The White Crow. The Electric Cinema, Birmingham
Perhaps it was that freezing Siberian childhood as Oleg Ivenko’s portrayal of Rudolf Nureyev in The White Crow is austere and unsmiling. He does make a joke with his recently bereaved friend Clara Saint that his dancing is more effective for her depression than Prozac but in an unsmiling performance the main impression of Nureyev’s character is of a man with a single-mindedness of purpose. And that purpose was to be a creative classical ballet dancer.
At over two hours it is too long with scenes and a story that could have been shortened as it is too slow. You find yourself wishing it would speed up to its climax in France and Nureyev’s defection.
What Ralph Fiennes does very well is to give the story layers of visual revelation to show the background to Nureyev’s life and moments of inspiration for his work as a choreographer and artistic director. Set in the present tense set in Paris ahead of his defection the story spans life in the Soviet Union and 1960s France offering a contrast between rich and poor, Communism and Capitalism, artistic freedom and stifling authoritarianism.
The dancing and in particular the practice sequences are brilliant, in part due to their authenticity as the director used dancers as actors instead of the other way around.

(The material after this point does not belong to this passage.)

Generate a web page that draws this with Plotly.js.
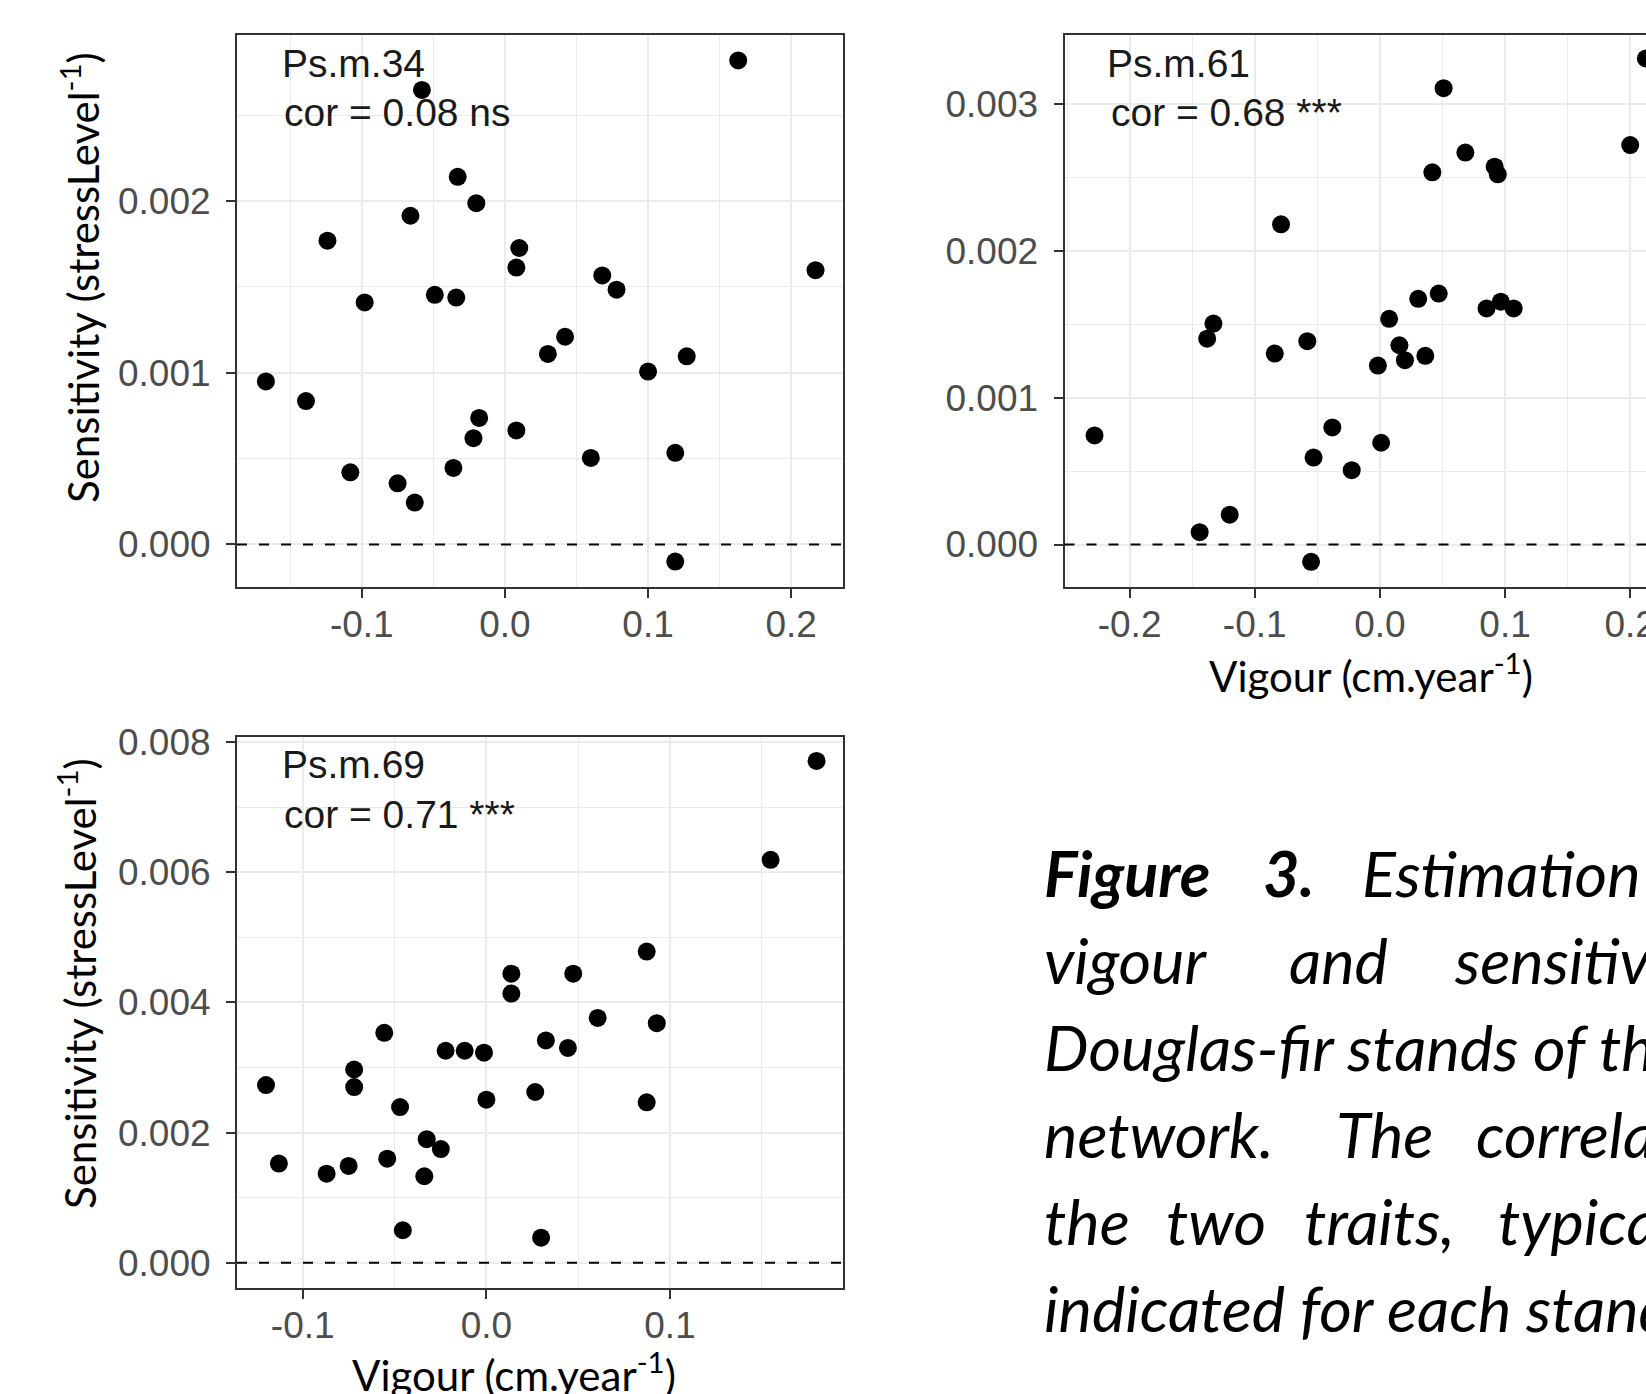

Some critics have spoken of the acting as wooden – a cheap shot – as they knew Oleg Ivenko was a first time movie actor. All dancers are also actors – a point missed – and Ivenko was more than adequate for the role. Sergei Polunin as Nureyev’s Kirov colleague Yuri Soloviev gives strong support, as does Adèle Exarchopoulos as socialite and rescuer Clara Saint, and Ralph Fiennes not only directs but as Nureyev’s dance teacher Alexander Pushkin, but has to turn a blind eye to his wife Xenia (Chulpan Khamatova) having an affair with the dancer under his nose.
Based on Julie Kavanagh’s biography of Nureyev, adapted by David Hare, the film reveals a selfish, highly focused and ambitious dancer who knows he’s a star. His lack of charm and rudeness to those he loved would be enough to make us be repelled but his dramatic escape into the arms of the French police gives the film an exciting climax and was easily the most gripping part of what in essence captures a revealing episode in the Cold War.
Harry Mottram
Reviewed: April 6, 2019
The Electric is a cinema opened in Station Street in 1909, showing its first silent film on 27th December of that year, and is now the oldest working cinema in the country. It predates its namesake, the Electric Cinema in Notting Hill, London, by around two months.